Revenons à la « grande Histoire » : Lawrence va donc servir d’agent de liaison entre les Britanniques et les forces arabes. L’essentiel est, pour les Britanniques, de s’assurer que les tribus arabes se coordonnent et se battent contre l’Empire ottoman. Lawrence se battra à leurs côtés, et la prise d’Aqaba sera son principal fait d’arme, choisissant contre toute attente de passer par l’intérieur des terres.

En échange de l’aide des forces arabes, les Britanniques leur ont laissé miroiter une certaine indépendance, notamment en Syrie, ce que Lawrence approuve. Mais pendant ce temps, à Genève, les accord de Sykes-Picot ont scellé le sort de la région, partagée entre français et britanniques comme il se doit ! La géopolitique ne fait pas de cadeau, et les promesses…

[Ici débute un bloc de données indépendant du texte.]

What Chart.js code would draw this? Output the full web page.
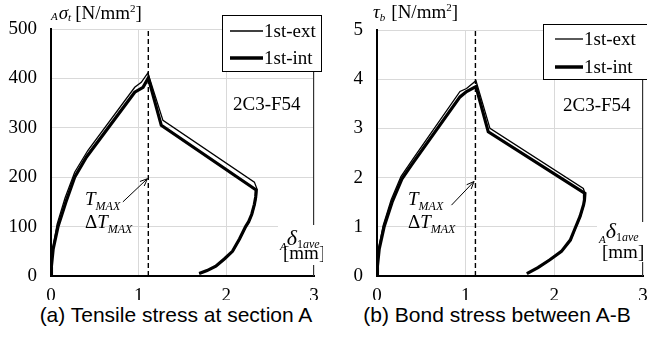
<!DOCTYPE html>
<html>
<head>
<meta charset="utf-8">
<script src="https://cdn.jsdelivr.net/npm/chart.js@4/dist/chart.umd.min.js"></script>
<style>
body{margin:0;background:#fff;width:647px;height:340px;position:relative;overflow:hidden}
canvas{position:absolute;top:0}
#chart_a{left:0}
#chart_b{left:323px}
.cap{position:absolute;top:303px;width:324px;text-align:center;font-family:"Liberation Sans",Arial,sans-serif;font-size:21px;color:#000;white-space:nowrap}
</style>
</head>
<body>
<canvas id="chart_a" width="323" height="300"></canvas>
<canvas id="chart_b" width="324" height="300"></canvas>
<div class="cap" style="left:14px">(a) Tensile stress at section A</div>
<div class="cap" style="left:335px">(b) Bond stress between A-B</div>
<script>
/* data: slip _A delta_1ave [mm] vs stress */
var xTicks = [0, 1, 2, 3];
var stressTicks = [0, 100, 200, 300, 400, 500];
var bondTicks = [0, 1, 2, 3, 4, 5];
var tmaxX = [1.11, 1.11];

// (a) tensile stress [N/mm2]
var extA_x = [0, 0.004, 0.02, 0.07, 0.16, 0.27, 0.42, 0.955, 1.03, 1.105, 1.277, 2.32, 2.35, 2.342, 2.325, 2.295, 2.26, 2.225, 2.155, 2.075, 1.985, 1.885, 1.785, 1.69];
var extA_y = [0, 20, 55, 105, 158, 210, 254, 382, 392, 411, 315, 190, 176, 160, 145, 125, 110, 100, 75, 50, 35, 20, 11, 5];
var intA_x = [0, 0.005, 0.025, 0.08, 0.17, 0.27, 0.405, 0.955, 1.05, 1.11, 1.258, 2.34, 2.335, 2.32, 2.29, 2.255, 2.22, 2.15, 2.07, 1.98, 1.88, 1.78, 1.69];
var intA_y = [0, 20, 55, 100, 150, 200, 241, 372, 382, 401, 305, 174, 160, 145, 125, 110, 100, 75, 50, 35, 20, 11, 5];

// (b) bond stress [N/mm2]
var extB_x = [0, 0.004, 0.02, 0.07, 0.16, 0.27, 0.41, 0.936, 1.01, 1.116, 1.274, 2.327, 2.35, 2.345, 2.335, 2.295, 2.265, 2.235, 2.185, 2.085, 1.955, 1.82, 1.69];
var extB_y = [0, 0.22, 0.57, 1.03, 1.55, 2.02, 2.39, 3.75, 3.81, 3.97, 3.0, 1.78, 1.66, 1.55, 1.45, 1.21, 1.08, 0.95, 0.73, 0.5, 0.33, 0.17, 0.05];
var intB_x = [0, 0.005, 0.025, 0.08, 0.17, 0.28, 0.39, 0.936, 1.01, 1.116, 1.255, 2.345, 2.34, 2.33, 2.29, 2.26, 2.23, 2.18, 2.08, 1.95, 1.815, 1.69];
var intB_y = [0, 0.2, 0.55, 1.0, 1.5, 1.97, 2.26, 3.64, 3.75, 3.85, 2.93, 1.68, 1.55, 1.45, 1.21, 1.08, 0.95, 0.73, 0.5, 0.33, 0.17, 0.05];

var SERIF = '"Liberation Serif", "Times New Roman", serif';
var R19 = '19px ' + SERIF, R11 = '11px ' + SERIF, R12 = '12px ' + SERIF;
var I19 = 'italic 19px ' + SERIF, I22 = 'italic 22px ' + SERIF, I11 = 'italic 11px ' + SERIF, I12 = 'italic 12px ' + SERIF;

function pts(xs, ys){
    return xs.map(function(v, i){ return {x: v, y: ys[i]}; });
}

// text with sub/superscripts: [text, font, dy, gapAfter]
function runs(c, x, y, parts){
    parts.forEach(function(p){
        c.font = p[1];
        c.fillText(p[0], x, y + (p[2] || 0));
        x += c.measureText(p[0]).width + (p[3] || 0);
    });
}

function overlay(cfg){
    return {
        id: 'overlay',
        afterDraw: function(chart){
            var c = chart.ctx, xs = chart.scales.x, ys = chart.scales.y;
            var L = cfg.lay, area = chart.chartArea;
            c.save();
            c.fillStyle = '#000';
            c.strokeStyle = '#000';
            c.textBaseline = 'alphabetic';

            // right frame line
            c.strokeStyle = '#333';
            c.lineWidth = 1;
            c.beginPath();
            c.moveTo(Math.round(area.right) - 0.5, area.top);
            c.lineTo(Math.round(area.right) - 0.5, area.bottom);
            c.stroke();
            c.strokeStyle = '#000';

            // axis title
            runs(c, L.yt[0], L.yt[1], cfg.yTitle);

            // legend
            c.fillStyle = '#fff';
            c.fillRect(L.leg[0], L.leg[1], L.leg[2], L.leg[3]);
            c.lineWidth = 1;
            c.strokeRect(L.leg[0] + 0.5, L.leg[1] + 0.5, L.leg[2], L.leg[3]);
            c.fillStyle = '#000';
            c.lineWidth = 1.3;
            c.beginPath(); c.moveTo(L.legLine[0], L.legLine[2]); c.lineTo(L.legLine[1], L.legLine[2]); c.stroke();
            c.lineWidth = 3.5;
            c.beginPath(); c.moveTo(L.legLine[0], L.legLine[3]); c.lineTo(L.legLine[1], L.legLine[3]); c.stroke();
            c.font = R19;
            c.fillText('1st-ext', L.legLine[1] + 1, L.legLine[2] + 6);
            c.fillText('1st-int', L.legLine[1] + 1, L.legLine[3] + 6);

            // specimen
            c.fillText('2C3-F54', L.spec[0], L.spec[1]);

            // T_MAX arrow
            var x0 = xs.getPixelForValue(cfg.arrow[0]), y0 = ys.getPixelForValue(cfg.arrow[1]);
            var x1 = xs.getPixelForValue(cfg.arrow[2]), y1 = ys.getPixelForValue(cfg.arrow[3]);
            var a = Math.atan2(y1 - y0, x1 - x0);
            c.lineWidth = 1;
            c.beginPath();
            c.moveTo(x0, y0); c.lineTo(x1, y1);
            c.moveTo(x1 - 8 * Math.cos(a - 0.4), y1 - 8 * Math.sin(a - 0.4));
            c.lineTo(x1, y1);
            c.lineTo(x1 - 8 * Math.cos(a + 0.4), y1 - 8 * Math.sin(a + 0.4));
            c.stroke();
            runs(c, 85, 205, [['T', I19, 0, 0], ['MAX', I12, 5]]);
            runs(c, 85, 228, [['\u0394', R19, 0, 0], ['T', I19, 0, 0], ['MAX', I12, 5]]);

            // x label
            c.fillStyle = '#fff';
            c.fillRect(L.xl[0], L.xl[1], L.xl[2], L.xl[3]);
            c.fillStyle = '#000';
            runs(c, L.xl[0] + 2, L.xl[4], [['A', I11, 5, 0], ['\u03b4', I22, 0, 0], ['1', R12, 3, 0], ['ave', I12, 3]]);
            c.font = R19;
            c.fillText('[mm]', L.xl[0] + 5, L.xl[5]);
            c.restore();
        }
    };
}

function makeChart(id, cfg){
    var yT = cfg.yTicks;
    return new Chart(document.getElementById(id).getContext('2d'), {
        type: 'line',
        data: {
            datasets: [
                {label: '1st-ext', data: pts(cfg.extX, cfg.extY), borderColor: '#000', borderWidth: 1.3, pointRadius: 0, tension: 0},
                {label: '1st-int', data: pts(cfg.intX, cfg.intY), borderColor: '#000', borderWidth: 3.2, pointRadius: 0, tension: 0},
                {label: 'Tmax', data: pts(tmaxX, [yT[0], yT[yT.length - 1]]), borderColor: '#000', borderWidth: 1.4, borderDash: [5, 3], pointRadius: 0}
            ]
        },
        options: {
            animation: false,
            responsive: false,
            layout: {padding: {top: cfg.top, right: cfg.right, left: 0, bottom: 0}},
            plugins: {legend: {display: false}, tooltip: {enabled: false}},
            scales: {
                x: {
                    type: 'linear', min: xTicks[0], max: xTicks[xTicks.length - 1],
                    ticks: {stepSize: 1, padding: 9, color: '#000', font: {family: SERIF, size: 19}},
                    grid: {color: '#d9d9d9', tickLength: 0},
                    border: {color: '#000', width: 2},
                    afterFit: function(s){ s.height = 24; s.paddingLeft = 0; s.paddingRight = 0; }
                },
                y: {
                    type: 'linear', min: yT[0], max: yT[yT.length - 1],
                    ticks: {stepSize: yT[1] - yT[0], padding: 14, color: '#000', font: {family: SERIF, size: 19}},
                    grid: {color: '#d9d9d9', tickLength: 0},
                    border: {color: '#000', width: 2},
                    afterFit: function(s){ s.width = cfg.yw; s.paddingTop = 0; s.paddingBottom = 0; }
                }
            }
        },
        plugins: [overlay(cfg)]
    });
}

makeChart('chart_a', {
    extX: extA_x, extY: extA_y, intX: intA_x, intY: intA_y, yTicks: stressTicks,
    top: 29, right: 9, yw: 51,
    arrow: [0.82, 150, 1.10, 197],
    yTitle: [['A', I11, 1, 1], ['\u03c3', I19, 0, 0], ['t', I11, 2, 4], ['[N/mm', R19], ['2', R11, -7], [']', R19]],
    lay: {yt: [51, 19], leg: [222, 15, 99, 56], legLine: [230, 263, 31, 58], spec: [233, 110],
          xl: [278, 225, 44, 40, 245, 259]}
});

makeChart('chart_b', {
    extX: extB_x, extY: extB_y, intX: intB_x, intY: intB_y, yTicks: bondTicks,
    top: 30, right: 4, yw: 54,
    arrow: [0.84, 1.44, 1.094, 1.92],
    yTitle: [['\u03c4', I19, 0, 0], ['b', I11, 3, 6], ['[N/mm', R19], ['2', R11, -7], [']', R19]],
    lay: {yt: [50, 18], leg: [220, 24, 110, 55], legLine: [232, 260, 39, 67], spec: [240, 111],
          xl: [274, 222, 50, 40, 238, 258]}
});
</script>
</body>
</html>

Lawrence va par la suite être le conseiller de Churchill, qui apprécie énormément le personnage et son indépendance d’esprit. Puis il va demander une affectation comme simple soldat à la R.A.F, sous un faux nom. Il souhaite retrouver un anonymat, une tranquillité d’esprit après avoir joué un rôle qui, dit-il, le dépassait. Il va enfin pouvoir se consacrer pleinement à son projet d’édition des Sept piliers de la sagesse, ainsi qu’à la traduction d’Homère.

Mais son passé le rattrape, la presse ne le laisse pas en paix, son nom ressurgit régulièrement, et les rumeurs les plus folles circulent, comme par exemple d’être en mission secrète au Kurdistan… Ce qui a pour effet d’énerver ses supérieurs, qui préféreraient se débarrasser de l’encombrant personnage. Il faudra un communiqué du roi George V pour calmer tout le monde, y compris la presse étrangère !

En 1935, il quitte l’armée définitivement, pour s’installer à Clouds Hill, un petit cottage qu’il a acheté et retapé. Passionné de motos et de vitesse, il trouve la mort le 19 mai de la même année, perdant le contrôle de son engin en voulant éviter deux cyclistes.

Michel Renouard, né en 1942 à Dinan, est un universitaire et écrivain français, auteur notamment de romans policiers.